Non-Recursive Parser

The Non-Recursive Parser is the approach taken by this parser. The whole rendering happens within one function by using simple loop structures. Calls to itself or other methods are avoided as far as reasonable. This turns out to be twice as fast as the recursive Original TypoScript Parser.

Original TypoScript Parser

The original parser of the TYPO3 core uses recursive calls to handle the nesting of the braces of the object name pathes.

JSON Parser

The idea of the JSON Parser was, to use the PHP function json_decode to create the large TypoScript tree consisting of hundreds of PHP arrays on the binary level. TypoScript was rewritten to a valid JSON string as input.

Unfortunately json_decode does merging but not recursive merging. As overwriting is a feature of TypoScript this requires to prepare the JSON rendering by any approach to do the overwriting in advance. An array was created, containing the full object path as key and the value as value to solve this. Although this creates no nested tree, it takes time.

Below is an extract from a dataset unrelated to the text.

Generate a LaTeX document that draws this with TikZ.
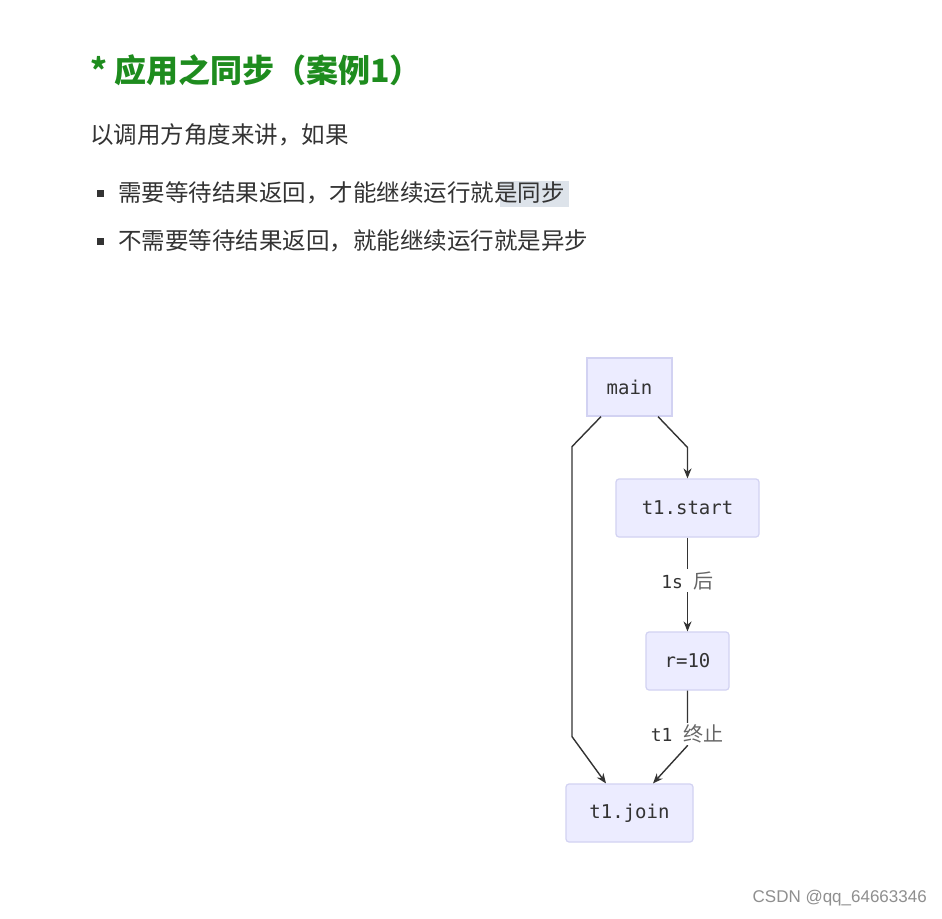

Together with the conversion to a JSON string in the second step, there is no advantage in speed. Taking the non-recursive approach to handle the two steps, it ends up in a similar speed as the Original TypoScript Parser.

Known Issues

No Exceptions are Thrown

The TypoScript production parser currently doesn’t throw execptions. It expects valid TS as input. The syntax higlighting parser is designed to inspect TS for mistakes.

The original parser doesn’t throw exceptions either. Modules of the backend are not prepared to catch exeptions from the parser and break if execeptions would be thrown from insane TS.

Intolerant for Insane TS

The TypoScript production parser will silently break, if feed with insane TS. It is optimized for speed and is less tolerant for insane TS than the origional parser.

This means in rare cases code that works for the original parser may break with the TypoScript production parser. Use the syntax highlighting parser to fix the TS code.